_WRITTEN TASK_. Both the line containing "Reproduce this chart" and the line containing "import * as" are part of the range to copy, along with every line between them. Copy it exactly and leave out the pictures.

_LISTING_.
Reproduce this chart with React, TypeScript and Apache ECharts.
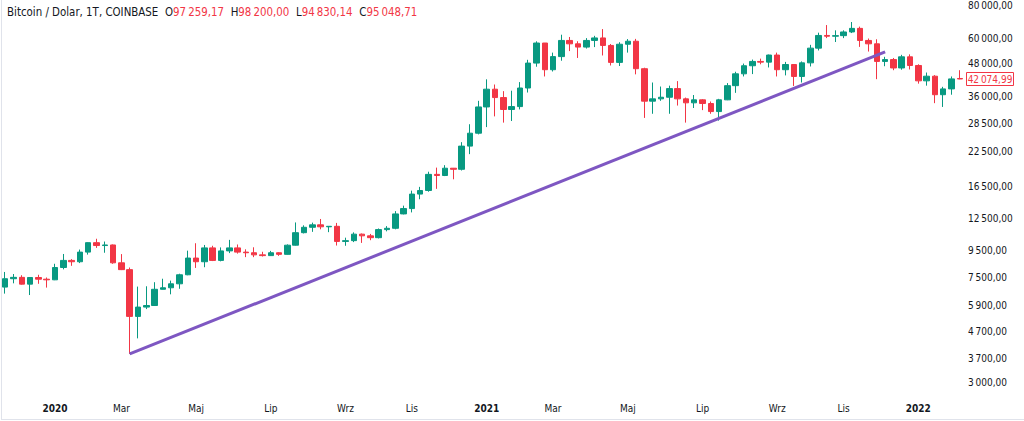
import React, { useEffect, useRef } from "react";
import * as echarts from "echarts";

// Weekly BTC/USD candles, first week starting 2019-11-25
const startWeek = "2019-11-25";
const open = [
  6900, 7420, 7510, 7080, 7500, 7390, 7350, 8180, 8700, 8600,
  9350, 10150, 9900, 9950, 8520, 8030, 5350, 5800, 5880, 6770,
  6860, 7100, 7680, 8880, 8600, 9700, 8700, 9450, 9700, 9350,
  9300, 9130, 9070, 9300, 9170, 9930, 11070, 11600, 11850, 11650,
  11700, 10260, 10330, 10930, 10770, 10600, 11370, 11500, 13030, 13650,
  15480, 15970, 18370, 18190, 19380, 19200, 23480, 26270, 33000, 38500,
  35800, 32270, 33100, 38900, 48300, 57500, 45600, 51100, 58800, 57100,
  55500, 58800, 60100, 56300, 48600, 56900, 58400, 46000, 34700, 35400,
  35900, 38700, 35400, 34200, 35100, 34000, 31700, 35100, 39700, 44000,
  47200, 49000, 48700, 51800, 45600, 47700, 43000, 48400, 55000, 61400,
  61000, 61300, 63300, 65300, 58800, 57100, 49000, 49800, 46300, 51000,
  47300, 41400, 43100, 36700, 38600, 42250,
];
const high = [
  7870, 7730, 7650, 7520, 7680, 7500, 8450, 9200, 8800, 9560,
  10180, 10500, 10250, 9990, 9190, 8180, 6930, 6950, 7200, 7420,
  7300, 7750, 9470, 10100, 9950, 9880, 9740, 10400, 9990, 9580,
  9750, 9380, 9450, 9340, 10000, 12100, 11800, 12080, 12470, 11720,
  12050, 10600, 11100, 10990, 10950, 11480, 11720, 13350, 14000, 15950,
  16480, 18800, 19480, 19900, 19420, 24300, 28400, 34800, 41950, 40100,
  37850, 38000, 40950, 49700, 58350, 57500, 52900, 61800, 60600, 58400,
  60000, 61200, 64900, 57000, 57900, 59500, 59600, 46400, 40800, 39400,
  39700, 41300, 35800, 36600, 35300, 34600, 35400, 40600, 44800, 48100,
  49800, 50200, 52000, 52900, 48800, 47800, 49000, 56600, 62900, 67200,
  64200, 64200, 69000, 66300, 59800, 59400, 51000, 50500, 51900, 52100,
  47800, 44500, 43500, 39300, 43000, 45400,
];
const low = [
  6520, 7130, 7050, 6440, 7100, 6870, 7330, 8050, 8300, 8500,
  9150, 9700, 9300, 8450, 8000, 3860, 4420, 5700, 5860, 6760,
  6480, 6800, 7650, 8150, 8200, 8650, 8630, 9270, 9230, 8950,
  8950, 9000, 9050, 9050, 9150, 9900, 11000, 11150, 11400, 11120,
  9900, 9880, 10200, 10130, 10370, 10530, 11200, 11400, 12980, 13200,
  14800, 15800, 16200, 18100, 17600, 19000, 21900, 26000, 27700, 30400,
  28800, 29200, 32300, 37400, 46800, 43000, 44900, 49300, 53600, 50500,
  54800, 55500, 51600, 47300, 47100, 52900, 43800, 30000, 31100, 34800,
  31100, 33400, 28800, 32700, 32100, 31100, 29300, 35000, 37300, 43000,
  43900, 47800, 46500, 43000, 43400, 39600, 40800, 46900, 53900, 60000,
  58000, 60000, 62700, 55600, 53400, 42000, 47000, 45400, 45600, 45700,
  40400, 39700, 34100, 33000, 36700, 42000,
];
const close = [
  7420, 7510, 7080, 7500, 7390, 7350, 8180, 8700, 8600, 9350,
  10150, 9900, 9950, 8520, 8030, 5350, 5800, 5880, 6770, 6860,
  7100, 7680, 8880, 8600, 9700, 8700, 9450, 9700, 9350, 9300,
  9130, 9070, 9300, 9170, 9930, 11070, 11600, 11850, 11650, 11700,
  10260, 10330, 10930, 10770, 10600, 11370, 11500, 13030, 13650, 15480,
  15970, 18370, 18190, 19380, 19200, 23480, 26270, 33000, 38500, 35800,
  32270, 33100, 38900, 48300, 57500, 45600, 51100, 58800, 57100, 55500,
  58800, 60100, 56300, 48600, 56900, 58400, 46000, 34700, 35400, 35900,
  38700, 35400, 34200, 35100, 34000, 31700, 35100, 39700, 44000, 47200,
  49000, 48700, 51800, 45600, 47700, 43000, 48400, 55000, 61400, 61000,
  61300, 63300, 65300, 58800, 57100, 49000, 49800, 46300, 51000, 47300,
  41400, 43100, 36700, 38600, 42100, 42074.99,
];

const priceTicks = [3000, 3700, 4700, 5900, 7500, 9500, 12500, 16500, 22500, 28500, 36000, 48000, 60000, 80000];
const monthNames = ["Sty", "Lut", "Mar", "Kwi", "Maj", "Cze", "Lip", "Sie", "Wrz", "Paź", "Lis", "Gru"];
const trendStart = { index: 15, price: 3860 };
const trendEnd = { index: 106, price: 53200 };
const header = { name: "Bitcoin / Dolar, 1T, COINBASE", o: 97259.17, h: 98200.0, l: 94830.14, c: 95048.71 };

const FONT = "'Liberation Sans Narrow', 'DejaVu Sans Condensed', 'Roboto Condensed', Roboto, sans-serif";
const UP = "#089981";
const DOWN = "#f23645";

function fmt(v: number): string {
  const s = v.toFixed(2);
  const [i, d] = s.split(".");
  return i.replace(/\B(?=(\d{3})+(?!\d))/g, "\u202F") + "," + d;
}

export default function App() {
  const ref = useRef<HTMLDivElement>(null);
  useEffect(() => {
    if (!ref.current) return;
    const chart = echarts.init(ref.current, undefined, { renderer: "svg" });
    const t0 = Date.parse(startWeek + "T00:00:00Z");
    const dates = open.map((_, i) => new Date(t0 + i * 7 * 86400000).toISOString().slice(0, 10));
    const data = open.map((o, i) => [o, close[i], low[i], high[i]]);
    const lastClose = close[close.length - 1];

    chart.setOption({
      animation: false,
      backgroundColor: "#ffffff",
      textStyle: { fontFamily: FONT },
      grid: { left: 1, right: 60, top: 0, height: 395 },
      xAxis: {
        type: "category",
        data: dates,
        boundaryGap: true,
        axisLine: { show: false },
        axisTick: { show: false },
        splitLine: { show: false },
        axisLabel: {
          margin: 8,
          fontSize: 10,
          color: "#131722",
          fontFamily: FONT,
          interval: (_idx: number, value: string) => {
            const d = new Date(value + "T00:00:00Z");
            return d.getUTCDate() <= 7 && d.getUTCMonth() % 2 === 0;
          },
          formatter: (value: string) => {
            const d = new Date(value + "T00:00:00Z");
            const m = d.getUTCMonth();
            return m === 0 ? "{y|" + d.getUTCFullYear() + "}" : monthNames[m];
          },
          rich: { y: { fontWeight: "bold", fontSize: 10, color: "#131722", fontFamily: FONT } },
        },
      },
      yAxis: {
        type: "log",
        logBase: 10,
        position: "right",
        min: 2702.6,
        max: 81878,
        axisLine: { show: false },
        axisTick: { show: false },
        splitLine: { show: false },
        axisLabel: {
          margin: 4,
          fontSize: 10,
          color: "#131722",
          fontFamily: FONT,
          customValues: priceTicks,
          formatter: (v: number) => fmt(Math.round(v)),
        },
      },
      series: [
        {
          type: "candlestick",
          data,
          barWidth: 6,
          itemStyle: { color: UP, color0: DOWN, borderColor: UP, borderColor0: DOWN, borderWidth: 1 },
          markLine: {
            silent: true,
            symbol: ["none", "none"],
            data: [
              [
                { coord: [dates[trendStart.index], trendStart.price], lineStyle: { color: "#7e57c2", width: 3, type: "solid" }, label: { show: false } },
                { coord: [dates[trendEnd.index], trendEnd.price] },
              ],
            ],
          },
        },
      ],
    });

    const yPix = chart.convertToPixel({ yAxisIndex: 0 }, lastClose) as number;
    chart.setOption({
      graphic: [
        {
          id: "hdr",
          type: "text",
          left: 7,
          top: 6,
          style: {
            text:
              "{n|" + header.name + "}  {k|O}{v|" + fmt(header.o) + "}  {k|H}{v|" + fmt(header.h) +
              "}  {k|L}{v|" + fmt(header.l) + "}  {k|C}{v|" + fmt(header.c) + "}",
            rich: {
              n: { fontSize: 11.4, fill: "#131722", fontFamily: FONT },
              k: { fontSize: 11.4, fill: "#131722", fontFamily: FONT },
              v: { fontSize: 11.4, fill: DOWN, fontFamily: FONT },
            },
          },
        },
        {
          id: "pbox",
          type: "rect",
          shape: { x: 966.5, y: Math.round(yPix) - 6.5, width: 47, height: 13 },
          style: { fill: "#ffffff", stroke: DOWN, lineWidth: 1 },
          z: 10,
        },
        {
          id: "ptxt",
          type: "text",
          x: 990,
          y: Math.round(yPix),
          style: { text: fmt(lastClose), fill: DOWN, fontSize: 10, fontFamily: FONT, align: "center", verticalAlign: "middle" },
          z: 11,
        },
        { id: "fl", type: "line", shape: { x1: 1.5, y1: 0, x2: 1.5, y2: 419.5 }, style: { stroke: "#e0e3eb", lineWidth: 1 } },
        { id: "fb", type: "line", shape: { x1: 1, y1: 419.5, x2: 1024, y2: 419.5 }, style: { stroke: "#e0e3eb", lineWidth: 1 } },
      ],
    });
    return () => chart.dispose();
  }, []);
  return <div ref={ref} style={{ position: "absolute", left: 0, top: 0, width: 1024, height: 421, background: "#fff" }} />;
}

...

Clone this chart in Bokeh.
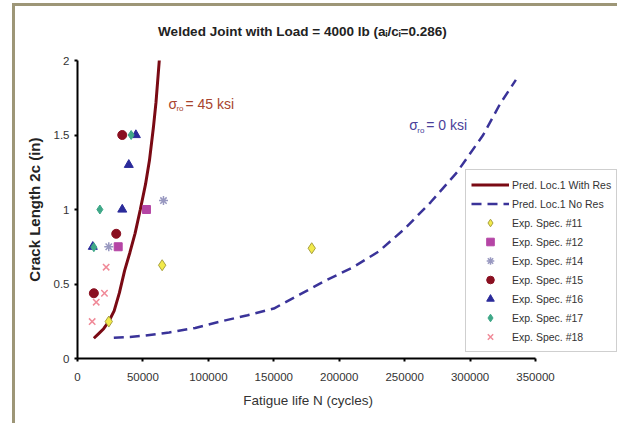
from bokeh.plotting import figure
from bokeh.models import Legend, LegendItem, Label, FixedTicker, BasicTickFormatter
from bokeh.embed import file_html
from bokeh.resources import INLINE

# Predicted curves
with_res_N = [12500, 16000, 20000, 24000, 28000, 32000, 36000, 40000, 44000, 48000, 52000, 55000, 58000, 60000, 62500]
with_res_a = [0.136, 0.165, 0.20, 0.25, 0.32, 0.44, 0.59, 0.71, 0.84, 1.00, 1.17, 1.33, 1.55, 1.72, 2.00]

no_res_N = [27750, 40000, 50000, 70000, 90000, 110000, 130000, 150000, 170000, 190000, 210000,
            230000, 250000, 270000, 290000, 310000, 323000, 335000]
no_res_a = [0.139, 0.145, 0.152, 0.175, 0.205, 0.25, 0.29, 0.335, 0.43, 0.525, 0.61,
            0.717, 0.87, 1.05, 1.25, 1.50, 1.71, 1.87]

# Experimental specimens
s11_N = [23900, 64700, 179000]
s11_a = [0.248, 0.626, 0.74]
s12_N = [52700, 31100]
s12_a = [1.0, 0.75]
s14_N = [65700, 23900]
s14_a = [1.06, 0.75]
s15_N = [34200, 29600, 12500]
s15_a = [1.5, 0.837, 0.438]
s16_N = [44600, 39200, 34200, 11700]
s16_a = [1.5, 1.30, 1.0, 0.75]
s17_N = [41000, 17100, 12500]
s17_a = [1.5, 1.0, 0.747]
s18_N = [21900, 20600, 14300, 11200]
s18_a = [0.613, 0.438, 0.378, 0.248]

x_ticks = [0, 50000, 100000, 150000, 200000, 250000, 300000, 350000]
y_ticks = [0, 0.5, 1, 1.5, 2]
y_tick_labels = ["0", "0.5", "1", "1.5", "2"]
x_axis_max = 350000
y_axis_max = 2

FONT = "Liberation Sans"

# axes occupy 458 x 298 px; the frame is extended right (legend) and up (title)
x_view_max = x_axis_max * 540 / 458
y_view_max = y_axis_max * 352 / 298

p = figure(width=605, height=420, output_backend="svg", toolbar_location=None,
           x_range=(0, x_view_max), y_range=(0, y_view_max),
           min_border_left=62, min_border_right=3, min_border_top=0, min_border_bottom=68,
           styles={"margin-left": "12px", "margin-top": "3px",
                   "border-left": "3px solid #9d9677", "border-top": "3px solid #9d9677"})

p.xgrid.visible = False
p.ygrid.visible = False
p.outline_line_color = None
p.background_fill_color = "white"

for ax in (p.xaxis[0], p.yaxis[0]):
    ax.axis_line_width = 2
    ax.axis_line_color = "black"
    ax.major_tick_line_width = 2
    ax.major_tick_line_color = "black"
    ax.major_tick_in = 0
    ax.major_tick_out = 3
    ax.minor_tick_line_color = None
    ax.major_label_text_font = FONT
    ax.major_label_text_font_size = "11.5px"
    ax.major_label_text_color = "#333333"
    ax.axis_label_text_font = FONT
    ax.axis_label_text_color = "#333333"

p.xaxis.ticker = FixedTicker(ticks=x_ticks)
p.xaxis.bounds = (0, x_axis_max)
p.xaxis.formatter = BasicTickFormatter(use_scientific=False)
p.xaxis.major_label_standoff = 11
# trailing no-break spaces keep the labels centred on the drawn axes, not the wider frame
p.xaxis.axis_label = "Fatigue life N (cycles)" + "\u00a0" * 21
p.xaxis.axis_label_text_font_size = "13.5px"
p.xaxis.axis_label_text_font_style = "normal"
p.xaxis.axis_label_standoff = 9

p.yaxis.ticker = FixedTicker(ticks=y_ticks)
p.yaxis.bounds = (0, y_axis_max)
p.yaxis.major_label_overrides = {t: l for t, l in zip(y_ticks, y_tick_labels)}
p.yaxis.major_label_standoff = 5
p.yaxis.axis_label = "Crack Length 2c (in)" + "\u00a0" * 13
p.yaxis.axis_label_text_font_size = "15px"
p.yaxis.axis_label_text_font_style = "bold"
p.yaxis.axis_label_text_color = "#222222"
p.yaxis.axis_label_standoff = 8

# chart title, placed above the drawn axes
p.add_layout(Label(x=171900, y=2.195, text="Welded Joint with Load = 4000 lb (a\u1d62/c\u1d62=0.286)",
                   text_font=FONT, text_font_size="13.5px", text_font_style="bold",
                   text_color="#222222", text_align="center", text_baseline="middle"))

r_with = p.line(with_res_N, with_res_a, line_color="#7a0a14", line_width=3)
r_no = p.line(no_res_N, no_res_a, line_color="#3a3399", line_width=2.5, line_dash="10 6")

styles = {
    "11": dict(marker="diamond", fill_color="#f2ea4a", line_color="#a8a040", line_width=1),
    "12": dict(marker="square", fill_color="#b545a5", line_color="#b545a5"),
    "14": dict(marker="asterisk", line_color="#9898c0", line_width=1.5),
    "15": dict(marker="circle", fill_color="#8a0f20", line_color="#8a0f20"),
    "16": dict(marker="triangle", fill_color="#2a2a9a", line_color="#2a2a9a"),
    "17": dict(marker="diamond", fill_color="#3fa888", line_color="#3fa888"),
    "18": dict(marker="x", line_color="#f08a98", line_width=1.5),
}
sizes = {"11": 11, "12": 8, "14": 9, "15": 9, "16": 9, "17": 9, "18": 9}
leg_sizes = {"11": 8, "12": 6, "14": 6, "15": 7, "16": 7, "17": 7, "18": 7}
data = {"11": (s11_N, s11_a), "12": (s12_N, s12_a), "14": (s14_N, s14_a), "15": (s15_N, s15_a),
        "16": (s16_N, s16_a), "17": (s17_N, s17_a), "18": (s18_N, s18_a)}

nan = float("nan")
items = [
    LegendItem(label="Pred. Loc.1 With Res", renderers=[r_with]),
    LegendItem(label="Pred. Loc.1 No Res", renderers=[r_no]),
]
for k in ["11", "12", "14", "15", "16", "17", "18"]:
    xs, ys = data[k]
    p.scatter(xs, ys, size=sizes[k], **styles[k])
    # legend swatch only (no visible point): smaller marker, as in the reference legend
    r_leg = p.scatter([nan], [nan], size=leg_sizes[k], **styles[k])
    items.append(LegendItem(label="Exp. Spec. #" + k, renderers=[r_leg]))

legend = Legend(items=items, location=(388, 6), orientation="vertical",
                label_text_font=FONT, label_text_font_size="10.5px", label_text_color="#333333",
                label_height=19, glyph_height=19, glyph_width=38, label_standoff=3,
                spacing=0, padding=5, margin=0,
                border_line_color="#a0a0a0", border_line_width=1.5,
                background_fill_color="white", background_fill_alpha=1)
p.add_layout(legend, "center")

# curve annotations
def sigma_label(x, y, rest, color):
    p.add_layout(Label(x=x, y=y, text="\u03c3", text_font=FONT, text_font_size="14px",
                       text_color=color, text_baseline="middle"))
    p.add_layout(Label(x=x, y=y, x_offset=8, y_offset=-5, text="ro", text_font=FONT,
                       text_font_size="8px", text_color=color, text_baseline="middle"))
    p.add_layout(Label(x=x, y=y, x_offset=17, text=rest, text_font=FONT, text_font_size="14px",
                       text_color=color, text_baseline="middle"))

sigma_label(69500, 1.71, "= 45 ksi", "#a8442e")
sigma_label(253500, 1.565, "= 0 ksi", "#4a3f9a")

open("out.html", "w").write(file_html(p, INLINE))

_OUTPUT OF THE EXERCISE_.
Reproduce this chart with React, TypeScript and Apache ECharts.
import React, { useEffect, useRef } from "react";
import * as echarts from "echarts";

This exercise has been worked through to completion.